‘I think therefore I am.’
Although not a direct quote from Descartes, this phrase captured the sentiment at the beginning of the modern Enlightenment, in which values of rationality, reason and truth were sought through intellectual inquiry, that challenged traditional orthodoxy.
In the current day, this sentiment has far receded from its original meaning. Instead, the public mindset is captured by identity politics and obsesses over multiple incarnations of it. Only earlier this month, H&M was forced to apologise and take down a jumper with the word ‘monkey’ after public backlash to adverts showing a black child wearing it. A common opener in a political discussion is ‘speaking as…’, or ‘from my experience…’, demonstrating that personal identity or subjective experience has overtaken grounded facts as the basis of authority in asserting political truths.

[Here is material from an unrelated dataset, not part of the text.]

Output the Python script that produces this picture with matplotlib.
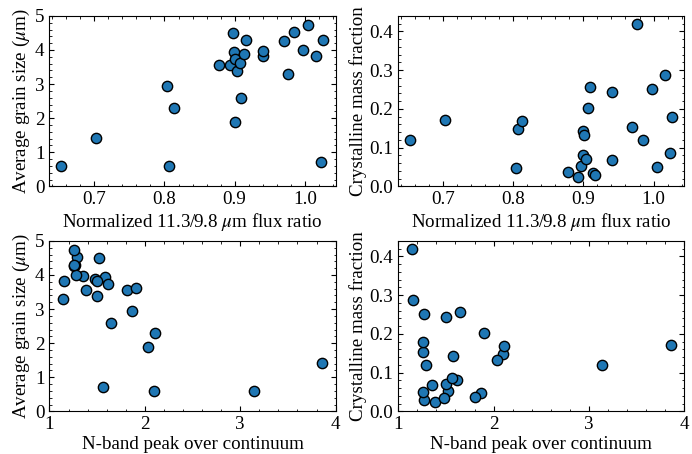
import matplotlib
matplotlib.use('Agg')
import matplotlib.pyplot as plt
from matplotlib.ticker import MultipleLocator

# one entry per source
flux_ratio = [0.653, 0.703, 0.807, 0.804, 0.813, 0.878, 0.893, 0.897, 0.899, 0.900,
              0.901, 0.904, 0.907, 0.909, 0.913, 0.916, 0.941, 0.941, 0.970, 0.976,
              0.985, 0.998, 1.005, 1.016, 1.023, 1.026]
peak_cont = [3.14, 3.86, 2.094, 1.864, 2.105, 1.808, 1.381, 1.517, 1.577, 1.612,
             2.031, 1.503, 1.902, 1.647, 1.479, 1.265, 1.503, 1.350, 1.255, 1.147,
             1.290, 1.273, 1.262, 1.157, 1.559, 1.259]
grain_size = [0.60, 1.41, 0.60, 2.95, 2.31, 3.56, 3.56, 4.51, 3.94, 3.74,
              1.90, 3.37, 3.62, 2.60, 3.87, 4.29, 3.82, 3.97, 4.26, 3.30,
              4.53, 4.00, 4.73, 3.83, 0.70, 4.28]
cryst_frac = [0.120, 0.172, 0.148, 0.047, 0.168, 0.038, 0.025, 0.052, 0.144, 0.080,
              0.133, 0.070, 0.203, 0.257, 0.035, 0.030, 0.243, 0.068, 0.152, 0.420,
              0.119, 0.252, 0.050, 0.287, 0.085, 0.179]

plt.rcParams['font.family'] = ['Liberation Serif', 'DejaVu Serif']
plt.rcParams['mathtext.fontset'] = 'stix'
plt.rcParams['font.size'] = 13.7
plt.rcParams['xtick.direction'] = 'in'
plt.rcParams['ytick.direction'] = 'in'
plt.rcParams['xtick.top'] = True
plt.rcParams['ytick.right'] = True
plt.rcParams['xtick.minor.visible'] = True
plt.rcParams['ytick.minor.visible'] = True
plt.rcParams['xtick.major.size'] = 3.5
plt.rcParams['ytick.major.size'] = 3.5
plt.rcParams['xtick.minor.size'] = 1.8
plt.rcParams['ytick.minor.size'] = 1.8

fig, axes = plt.subplots(2, 2, figsize=(6.92, 4.54), dpi=100)
fig.subplots_adjust(left=0.0715, right=0.989, bottom=0.094, top=0.965, wspace=0.219, hspace=0.32)

xlab_ratio = r'Normalized 11.3/9.8 $\mu$m flux ratio'
xlab_peak = 'N-band peak over continuum'
ylab_size = r'Average grain size ($\mu$m)'
ylab_cryst = 'Crystalline mass fraction'

panels = [
    (axes[0, 0], flux_ratio, grain_size, xlab_ratio, ylab_size),
    (axes[0, 1], flux_ratio, cryst_frac, xlab_ratio, ylab_cryst),
    (axes[1, 0], peak_cont, grain_size, xlab_peak, ylab_size),
    (axes[1, 1], peak_cont, cryst_frac, xlab_peak, ylab_cryst),
]
for ax, xs, ys, xl, yl in panels:
    ax.scatter(xs, ys, s=55, color='#1f77b4', edgecolor='black', linewidth=1, zorder=3)
    ax.set_xlabel(xl, labelpad=2)
    ax.set_ylabel(yl, labelpad=2)

for ax in axes[0]:
    ax.set_xlim(0.636, 1.044)
    ax.xaxis.set_major_locator(MultipleLocator(0.1))
    ax.xaxis.set_minor_locator(MultipleLocator(0.02))
for ax in axes[1]:
    ax.set_xlim(1, 4)
    ax.xaxis.set_major_locator(MultipleLocator(1))
    ax.xaxis.set_minor_locator(MultipleLocator(0.2))
for ax in axes[:, 0]:
    ax.set_ylim(0, 5)
    ax.yaxis.set_major_locator(MultipleLocator(1))
    ax.yaxis.set_minor_locator(MultipleLocator(0.2))
for ax in axes[:, 1]:
    ax.set_ylim(0, 0.44)
    ax.yaxis.set_major_locator(MultipleLocator(0.1))
    ax.yaxis.set_minor_locator(MultipleLocator(0.02))

fig.savefig('out.png', dpi=100)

Identity politics is certainly displayed by all sections of the political spectrum. One only needs to recall the ill-tempered, emotional public discourse that surrounded the 2016 EU referendum. But what is identity politics? And doesn’t it broaden political discussion in a positive way?
Firstly, it’s necessary to distinguish identity politics from populist discourse. Identity politics is a method of political awareness, whereby individuals identify as members of a social group and base their opinions on the group’s interests or benefits. Identity politics is not new; it’s a different label given to a continuing trend since the modern period. In the 18th and early 19th centuries, as the nation state and commercial capitalism became entrenched, Enlightenment values of discovery and invention took root. Indeed, Locke argued that individuals should strive towards material gain, and favoured ideas of creativity, enterprise and industry.

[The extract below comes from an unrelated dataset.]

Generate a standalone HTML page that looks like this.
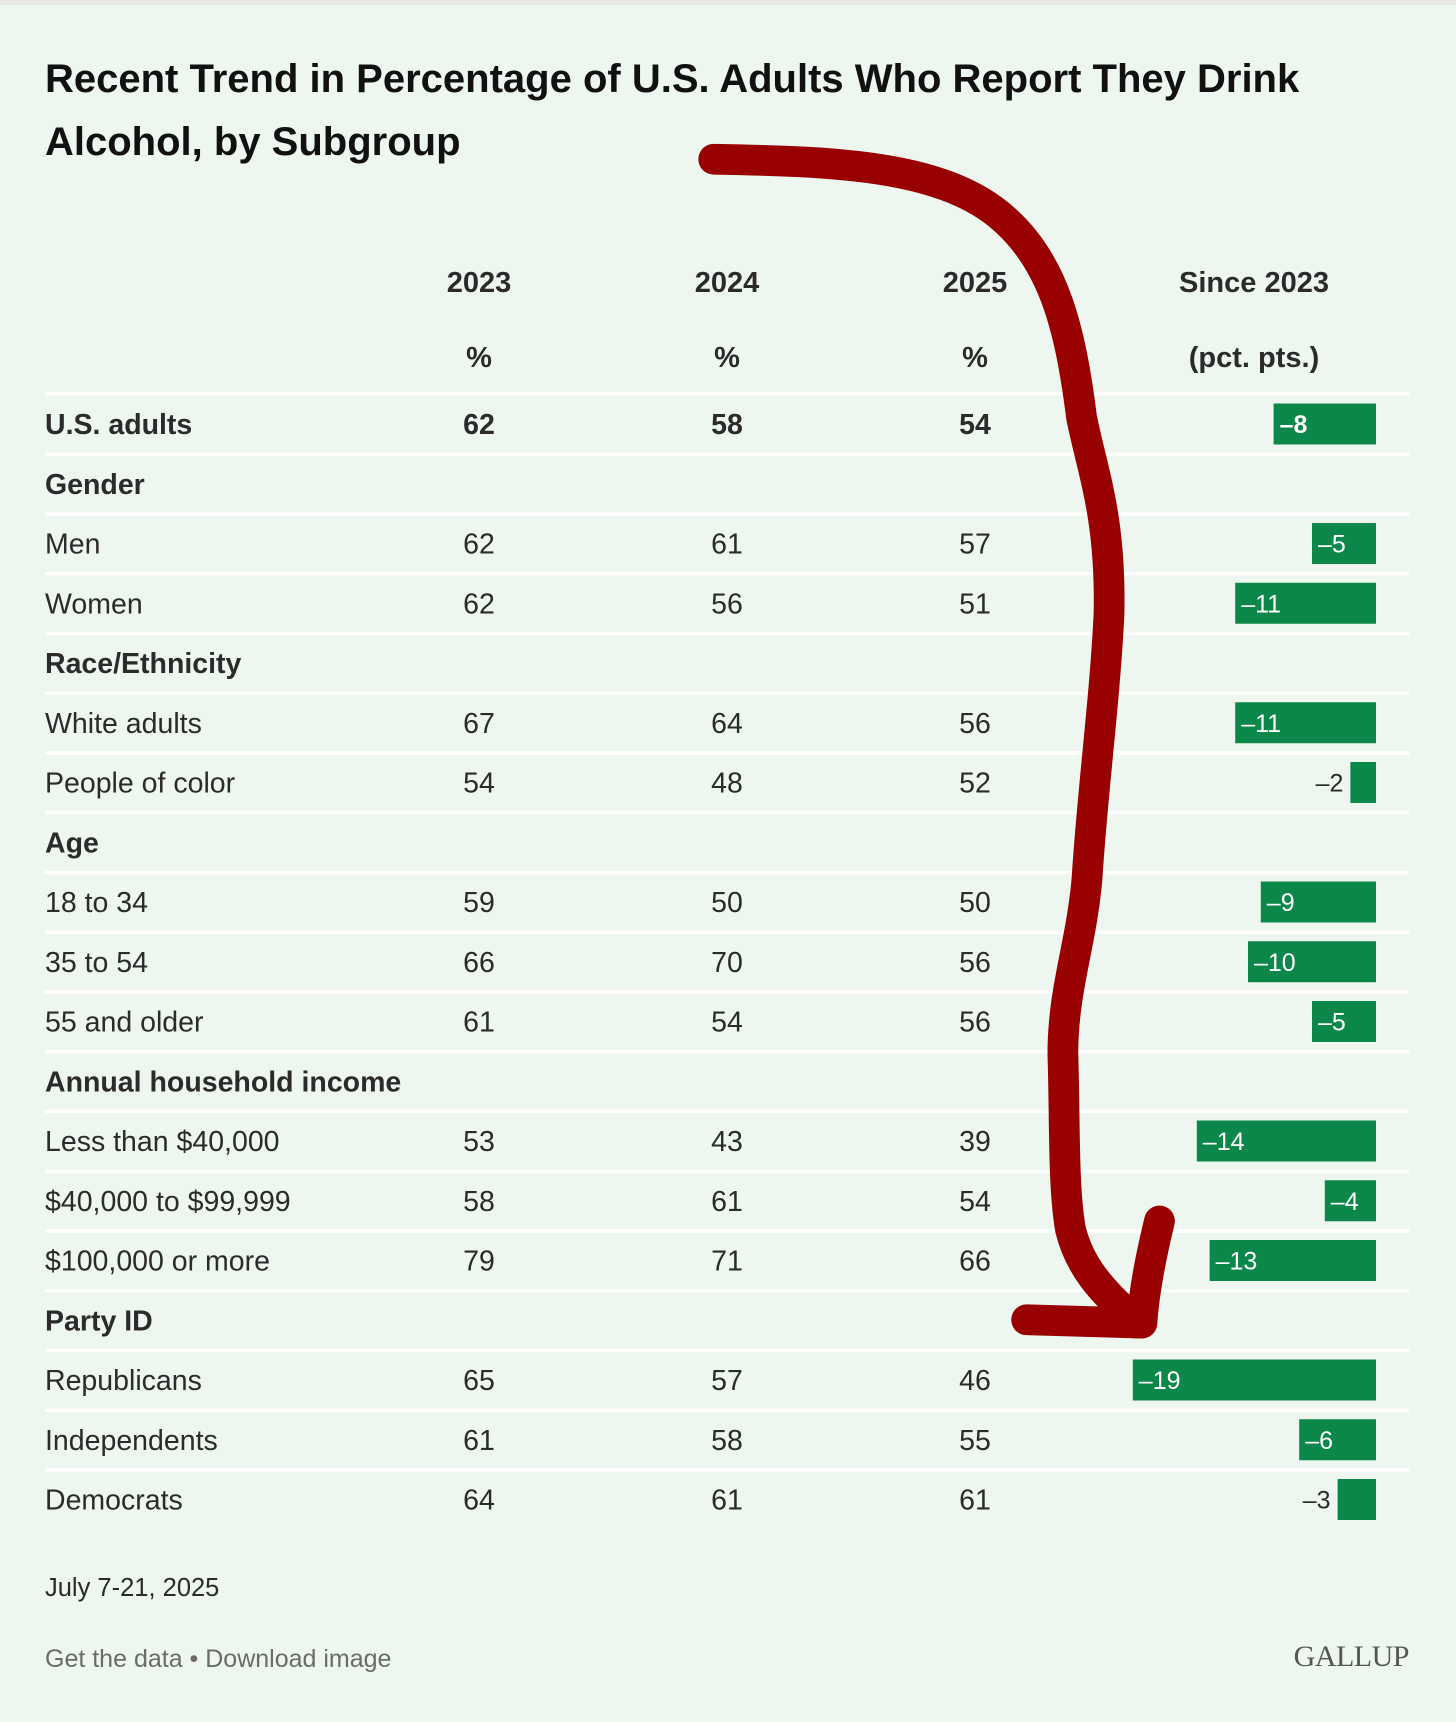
<!DOCTYPE html>
<html><head><meta charset="utf-8"><style>
html,body{margin:0;padding:0}
body{width:1456px;height:1722px;background:#edf6ef;position:relative;overflow:hidden;font-family:"Liberation Sans",sans-serif;color:#2b2b2b}
.topbar{position:absolute;left:0;top:0;width:1456px;height:5px;background:#e6e8e6}
.title{position:absolute;left:45px;top:48px;width:1345px;font-size:40px;font-weight:bold;line-height:63px;color:#111;letter-spacing:0px}
svg{position:absolute;left:0;top:0}
</style></head><body>
<div class="topbar"></div>
<div class="title">Recent Trend in Percentage of U.S. Adults Who Report They Drink<br>Alcohol, by Subgroup</div>
<svg id="chart" width="1456" height="1722"></svg>
<script>
const labels=["U.S. adults","Gender","Men","Women","Race/Ethnicity","White adults","People of color","Age","18 to 34","35 to 54","55 and older","Annual household income","Less than $40,000","$40,000 to $99,999","$100,000 or more","Party ID","Republicans","Independents","Democrats"];
const isHeader=[1,1,0,0,1,0,0,1,0,0,0,1,0,0,0,1,0,0,0];
const v2023=[62,null,62,62,null,67,54,null,59,66,61,null,53,58,79,null,65,61,64];
const v2024=[58,null,61,56,null,64,48,null,50,70,54,null,43,61,71,null,57,58,61];
const v2025=[54,null,57,51,null,56,52,null,50,56,56,null,39,54,66,null,46,55,61];
const change=[-8,null,-5,-11,null,-11,-2,null,-9,-10,-5,null,-14,-4,-13,null,-19,-6,-3];
const colHeads=["2023","2024","2025","Since 2023"];
const colSubs=["%","%","%","(pct. pts.)"];

const svg=document.getElementById('chart');
const NS='http://www.w3.org/2000/svg';
const rowY=i=>424+i*59.75;
const colX=[479,727,975,1254];
const barRight=1376, pxPerPt=12.8;
const barX=v=>barRight-Math.abs(v)*pxPerPt;
function mk(tag,attrs,txt){const e=document.createElementNS(NS,tag);for(const k in attrs)e.setAttribute(k,attrs[k]);if(txt!=null)e.textContent=txt;svg.appendChild(e);return e;}

colHeads.forEach((h,j)=>{
  const t=mk('text',{x:colX[j],y:292,'text-anchor':'middle','font-size':29,'font-weight':'bold',fill:'#2b2b2b'},h);
  
  
  const s=mk('text',{x:colX[j],y:367,'text-anchor':'middle','font-size':29,'font-weight':'bold',fill:'#2b2b2b'},colSubs[j]);
  
  
});
const hl=mk('rect',{x:45,y:392,width:1364,height:3.5,fill:'#ffffff'});



labels.forEach((lab,i)=>{
  const y=rowY(i);
  const bold=(i===0||isHeader[i]);
  const t=mk('text',{x:45,y:y+10,'font-size':28.5,'font-weight':bold?'bold':'normal',fill:'#2b2b2b'},lab);
  
  
  if(i<labels.length-1){
    const l=mk('rect',{x:45,y:y+28.5,width:1364,height:3.5,fill:'#ffffff'});
    
    
  }
  [v2023,v2024,v2025].forEach((arr,j)=>{
    if(arr[i]==null)return;
    const c=mk('text',{x:colX[j],y:y+10,'text-anchor':'middle','font-size':28.5,'font-weight':i===0?'bold':'normal',fill:'#2b2b2b'},String(arr[i]));
    
    
  });
  if(change[i]!=null){
    const v=change[i];
    const bx=barX(v);
    const b=mk('rect',{x:bx,y:y-20.5,width:barRight-bx,height:41,fill:'#0b874a'});
    
    
    const txt='\u2013'+Math.abs(v);
    const inside=Math.abs(v)>=4;
    const lt=mk('text',{x:inside?bx+6:bx-7,y:y+9,'text-anchor':inside?'start':'end','font-size':25,'font-weight':i===0?'bold':'normal',fill:inside?'#ffffff':'#2b2b2b'},txt);
    
    
  }
});

const d=mk('text',{x:45,y:1596,'font-size':25.5,fill:'#2b2b2b'},'July 7-21, 2025');


const f=mk('text',{x:45,y:1667,'font-size':25,fill:'#6b6b6b'},'Get the data \u2022 Download image');


const g=mk('text',{x:1409,y:1666,'text-anchor':'end','font-size':30,'font-family':'Liberation Serif, serif',fill:'#555',style:'letter-spacing:-0.5px'},'GALLUP');



const arrow=mk('g',{transform:'scale(1.098)',fill:'none',stroke:'#990000','stroke-width':28,'stroke-linecap':'round','stroke-linejoin':'round'});


const p1=document.createElementNS(NS,'path');
p1.setAttribute('d','M650 145 C760 147 860 150 915 200 C960 240 975 300 985 380 C995 430 1012 470 1010 560 C1006 640 995 720 990 800 C985 860 968 900 968 960 C970 1020 968 1080 975 1120 C985 1160 1010 1180 1035 1205');
arrow.appendChild(p1);
const p2=document.createElementNS(NS,'path');
p2.setAttribute('d','M1056 1112 C1048 1145 1042 1175 1040 1205 L935 1202');
arrow.appendChild(p2);
svg.appendChild(arrow);
</script>
</body></html>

This marked a cultural shift, erecting the psychological matrix of individual property, wealth and enterprise as the validation system for a person’s identity and political status. Identity was not based on received authority anymore, but rather the exertion of individual will into industry, which re-centred a person’s locus of identity onto their personal identity.

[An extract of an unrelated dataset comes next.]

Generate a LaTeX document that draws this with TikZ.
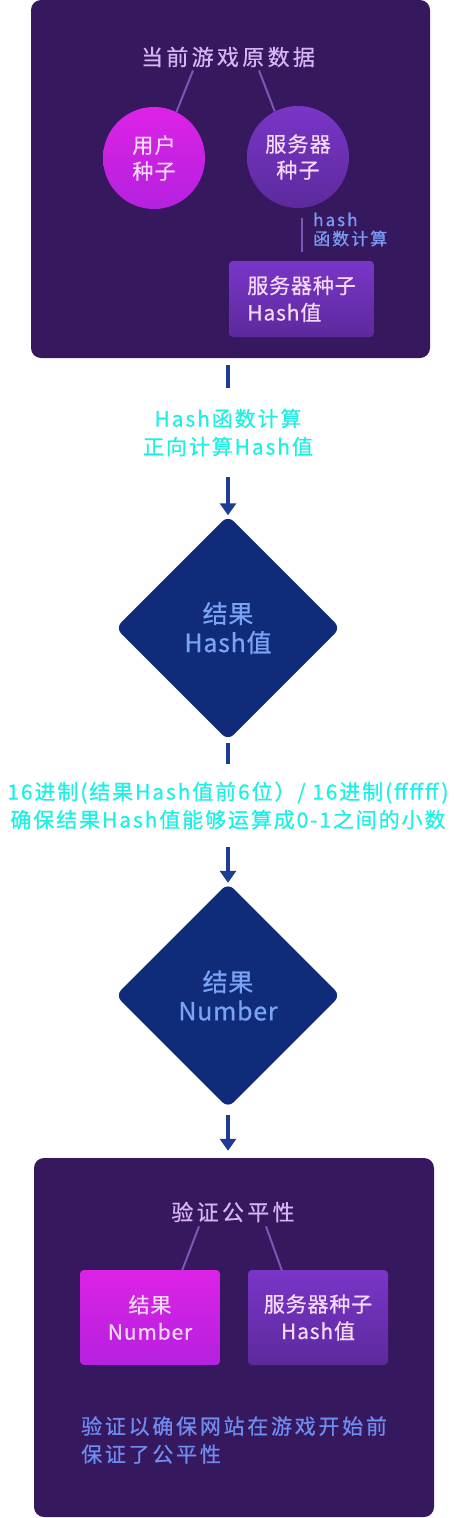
\documentclass[tikz,border=0pt]{standalone}
\usepackage{fontspec}
\setmainfont{Noto Sans CJK SC}[FakeBold=0.6]
\usetikzlibrary{shapes.geometric,arrows.meta}
\definecolor{panelc}{HTML}{36185E}
\definecolor{titlec}{HTML}{D7B4F2}
\definecolor{linkc}{HTML}{7F55B5}
\definecolor{magtop}{HTML}{DD22E6}
\definecolor{magbot}{HTML}{B521DF}
\definecolor{purtop}{HTML}{7A35C8}
\definecolor{purbot}{HTML}{5C2A9C}
\definecolor{lighttext}{HTML}{F4DAF8}
\definecolor{hashc}{HTML}{7B9BF5}
\definecolor{diamc}{HTML}{102B7A}
\definecolor{diamtext}{HTML}{7BA3F5}
\definecolor{arrc}{HTML}{1E3C96}
\definecolor{cyanc}{HTML}{1CF0E2}
\definecolor{notec}{HTML}{6F8CF0}
\begin{document}
\begin{tikzpicture}[x=1pt,y=-1pt,
  panel/.style={fill=panelc, rounded corners=10pt, inner sep=0pt},
  ptitle/.style={text=titlec, inner sep=0pt, font=\fontsize{22}{26}\selectfont\addfontfeatures{LetterSpace=15}},
  link/.style={draw=linkc, line width=2pt},
  magcircle/.style={circle, minimum size=102pt, inner sep=0pt, top color=magtop, bottom color=magbot, draw=none, text=lighttext, align=center, font=\fontsize{21}{26}\selectfont\addfontfeatures{LetterSpace=6}},
  purcircle/.style={magcircle, top color=purtop, bottom color=purbot},
  magbox/.style={rectangle, rounded corners=4pt, inner sep=0pt, top color=magtop, bottom color=magbot, text=lighttext, align=center, font=\fontsize{21}{27}\selectfont\addfontfeatures{LetterSpace=4}},
  purbox/.style={magbox, top color=purtop, bottom color=purbot},
  diam/.style={diamond, aspect=1, minimum width=225pt, minimum height=225pt, inner sep=0pt, fill=diamc, rounded corners=8pt, text=diamtext, align=center, font=\fontsize{25}{29}\selectfont\addfontfeatures{LetterSpace=3}},
  cyanlbl/.style={text=cyanc, align=center, inner sep=0pt, font=\fontsize{21}{28}\selectfont\addfontfeatures{LetterSpace=9}},
  seg/.style={draw=arrc, line width=4pt},
  arr/.style={seg, -{Triangle[width=16pt,length=12pt]}},
]
\useasboundingbox (0,0) rectangle (453,1518);

% ---------- top panel ----------
\node[panel, minimum width=399pt, minimum height=358pt] (topbox) at (230.5,179) {};
\node[ptitle] (t1) at (228,57) {当前游戏原数据};
\node[magcircle] (c1) at (154,158) {用户\\种子};
\node[purcircle] (c2) at (298,157) {服务器\\种子};
\draw[link] ([xshift=-35pt,yshift=-3pt]t1.south) -- (c1.64);
\draw[link] ([xshift=31pt,yshift=-3pt]t1.south) -- (c2.117);
\node[purbox, minimum width=145pt, minimum height=76pt, align=left] (b1) at (301.5,299) {服务器种子\\Hash值};
\draw[link] (b1.north) -- (b1.north |- c2.south) [shorten <=9pt, shorten >=10pt];
\node[text=hashc, anchor=west, align=left, inner sep=0pt,
      font=\fontsize{17}{19}\selectfont\addfontfeatures{LetterSpace=12}] (hl) at (313,229.5) {hash\\函数计算};

% ---------- flow ----------
\node[cyanlbl, minimum height=89pt] (lbl1) at (228,432.5) {Hash函数计算\\正向计算Hash值};
\draw[seg, shorten <=7pt] (lbl1.north |- topbox.south) -- (lbl1.north);
\node[diam] (d1) at (228,628) {结果\\Hash值};
\draw[arr] (lbl1.south) -- (d1.north);

\node[cyanlbl, minimum height=83pt] (lbl2) at (228,805.5) {16进制(结果Hash值前6位）/ 16进制(ffffff)\\确保结果Hash值能够运算成0-1之间的小数};
\draw[seg, shorten <=2pt] (d1.south) -- (lbl2.north);
\node[diam] (d2) at (228,995.5) {结果\\Number};
\draw[arr] (lbl2.south) -- (d2.north);

% ---------- bottom panel ----------
\node[panel, minimum width=400pt, minimum height=359pt] (botbox) at (234,1337.5) {};
\draw[arr, shorten <=7pt, shorten >=7pt] (d2.south) -- (d2.south |- botbox.north);
\node[ptitle] (t2) at (233,1212) {验证公平性};
\node[magbox, minimum width=140pt, minimum height=95pt] (n1) at (150,1317.5) {结果\\Number};
\node[purbox, minimum width=140pt, minimum height=95pt] (n2) at (318,1317.5) {服务器种子\\Hash值};
\draw[link] ([xshift=-34pt,yshift=-4pt]t2.south) -- ([xshift=32pt,yshift=-1pt]n1.north);
\draw[link] ([xshift=33pt,yshift=-4pt]t2.south) -- ([xshift=-36pt,yshift=-1pt]n2.north);
\node[text=notec, anchor=west, align=left, inner sep=0pt,
      font=\fontsize{21}{28}\selectfont\addfontfeatures{LetterSpace=13}] (note) at (81,1440) {验证以确保网站在游戏开始前\\保证了公平性};
\end{tikzpicture}
\end{document}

This trend can be called individual pragmatism, but it was eventually repeatedly challenged. Sartre helped to dismantle the Cartesian dichotomy by arguing that, ‘I am therefore I think’. Sartre therefore argued that the ego itself was an artificial construction created by an existential condition rather than a rational chain of reasoning.
Existentialism helped popularise the anti-realist conception of reality. Put simply, reality could not be directly experienced and instead was conceived through a socially and culturally constructed framework. This created ripples within the predominant trends of post-war radical thought. Knowledge of the world replaced the ability to conceive the world-in-itself, which dissolved notions of neutrality, impartiality and objectivity.
Truth has become literature, a collection of stories as ‘facts’ that interact with each other in a network; positivism as masculine subjectivity and the ego-projection of hierarchy and system; and empirical truth in itself part of an ‘experienced subjective reality’. Intellectual trends have therefore formed a fresco of post-modernist thought that favours ‘alternative perspectives’ on issues rather than objective facts.
If our post-modern condition of identity, cultural freedom and extreme scepticism informs our politics, what does it tell us about us?
What identity politics offers is indeed different perspectives on human nature – or ‘human reality’. Presenting the opportunity for citizens to be offended as a member of a social group, identity politics revives the politicisation of ‘ethics’. In ‘Civilization and its Discontents’, Freud argued that ethics is a therapeutic attempt towards love. This explains why identity politics expresses how they ‘feel’, how ‘hurt’ they are and how they feel ‘unsafe’. In Ernest Becker’s words, the post-war period offers the opportunity to create ‘therapeutic religions’ that speak directly to people’s concerns and insecurities which are resolved in identity politics. Identity politics is a crisis of meaning in the post-modern age, and a reassertion of its importance in a world clobbered with financial crises, terrorism and threats of global nuclear apocalypse.
While I might have sounded initially sceptical about identity politics, I remain convinced that it should be reckoned with due its presence in modern public debate. As part of an historical trend, originating in intellectual movements and socio-cultural change, this lends us greater understanding of identity politics and how it can be conceptualised, regardless of personal stance towards it.
My greatest fear? That we end up in another period of conservative backlash, one which succeeded the radicalism of the French Revolution of 1789, and the counter-cultural radicalism of the 1960s. And what was the problem? An exclusive circuit of intellectuals with an abstract world-view that envisioned utopian social change, ideas that were inaccessible to the conservative opinions of the majority within society.